The Spirituality of Nonviolence: The Soka Gakkai International Quarterly Interview with James Lawson
by SGI Quarterly
Interviewer’s Preface: In the late 1950s, James Lawson moved to Tennessee as southern secretary of the Fellowship of Reconciliation, where he began training students in Nashville in nonviolent direct action. Prior to that, he had spent a year in jail as a conscientious objector to the Vietnam War, and had also trained in nonviolence at various Gandhian ashrams in India. Described by Martin Luther King Jr. as “one of the foremost nonviolence theorists,” Rev. Lawson, now in his 80s, still remains a vibrant voice for social justice. SGI
SGI Quarterly: Do you remember a particular moment after you became involved in the Civil Rights Movement when you felt afraid?
James Lawson: I recall a number of moments of fear. But, I should say to you that those are isolated moments, and that from the beginning of my involvement character requirements froze out any fear.

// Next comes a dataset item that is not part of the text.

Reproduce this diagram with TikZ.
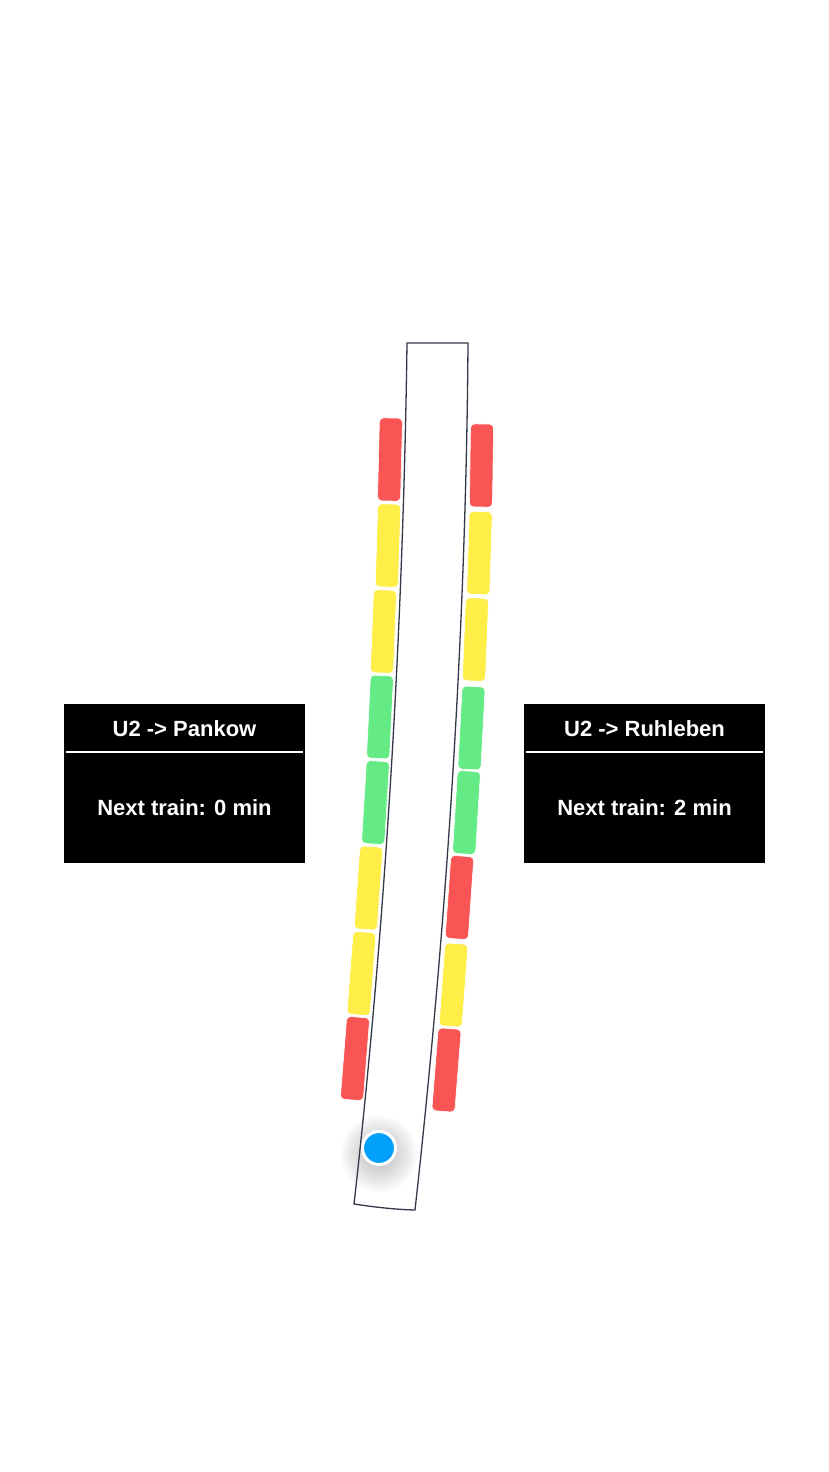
\documentclass[tikz,border=0pt]{standalone}
\usepackage{fontspec}
\setmainfont{Liberation Sans}
\usetikzlibrary{positioning, calc}
\definecolor{bayred}{RGB}{250, 85, 85}
\definecolor{bayyellow}{RGB}{255, 237, 72}
\definecolor{baygreen}{RGB}{100, 235, 133}
\definecolor{dotblue}{RGB}{2, 160, 250}
\definecolor{edgegray}{RGB}{50, 56, 70}

\begin{document}
\begin{tikzpicture}[x=1pt, y=-1pt,
  bay/.style={rectangle, rounded corners=4pt, draw=white, line width=0.6pt, minimum width=23pt, minimum height=83pt, inner sep=0pt},
  board/.style={rectangle, fill=black, minimum width=241pt, minimum height=159pt, inner sep=0pt},
  boardtext/.style={text=white, font=\fontsize{22}{26}\selectfont\bfseries, inner sep=0pt, anchor=base}
]
  \useasboundingbox (0,0) rectangle (828,1472);

  % Shadow under the position dot
  \foreach \r in {14,17,...,38} {
    \fill[black, opacity=0.022] (379,1154) circle (\r);
  }

  % Platform
  \draw[edgegray, line width=1.3pt] (407,343) -- (468,343)
    .. controls (466,640) and (445,940) .. (415,1210)
    .. controls (395,1209.5) and (374,1207) .. (354,1204)
    .. controls (384,940) and (403,640) .. (407,343) -- cycle;

  % Left track
  \foreach \x/\y/\a/\col [count=\i] in {390/459.5/-1.4/bayred, 388/545.5/-1.8/bayyellow, 383.5/631.5/-2.3/bayyellow, 380/717/-2.8/baygreen, 375.5/802.5/-3.5/baygreen, 368.5/888/-4/bayyellow, 361.5/973.5/-4.3/bayyellow, 355/1058.5/-4.5/bayred} {
    \node[bay, fill=\col, rotate=\a] (l\i) at (\x, \y) {};
  }

  % Right track
  \foreach \x/\y/\a/\col [count=\i] in {481.5/465.5/-0.8/bayred, 479.5/553/-1.8/bayyellow, 475.5/639.5/-2.3/bayyellow, 471.5/728/-3/baygreen, 466.5/812.5/-3.5/baygreen, 459.5/897.5/-4/bayred, 453.5/985/-4.2/bayyellow, 446.5/1070/-4.5/bayred} {
    \node[bay, fill=\col, rotate=\a] (r\i) at (\x, \y) {};
  }

  % Position
  \node[circle, fill=dotblue, draw=white, line width=3pt, minimum size=33pt, inner sep=0pt] (me) at (379,1148) {};

  % Boards
  \node[board] (pankow) at (184.5, 783.5) {};
  \node[boardtext] (pankowtitle) at ($(pankow.north)+(0,33)$) {U2 -> Pankow};
  \draw[white, line width=2pt] ($(pankow.north west)+(2,48)$) -- ($(pankow.north east)+(-2,48)$);
  \node[boardtext] (pankownext) at ($(pankow.north)+(0,112)$) {Next train: 0 min};

  \node[board] (ruhleben) at (644.5, 783.5) {};
  \node[boardtext] (ruhlebentitle) at ($(ruhleben.north)+(0,33)$) {U2 -> Ruhleben};
  \draw[white, line width=2pt] ($(ruhleben.north west)+(2,48)$) -- ($(ruhleben.north east)+(-2,48)$);
  \node[boardtext] (ruhlebennext) at ($(ruhleben.north)+(0,112)$) {Next train: 2 min};
\end{tikzpicture}
\end{document}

I was going to finish my graduate degree and then probably move south to work in the movement. I had spent three years in India, 1953-56, and then came back to Ohio for graduate school. I shook hands with Martin Luther King for the first time on February 6, 1957. By then I had been practicing and studying Gandhian nonviolence for ten years. And so as we met and talked, he said I should come south immediately. I said to him, “OK, I’ll come just as soon as I can,” which meant that I dropped out of graduate school and moved. There was no fear in making that move.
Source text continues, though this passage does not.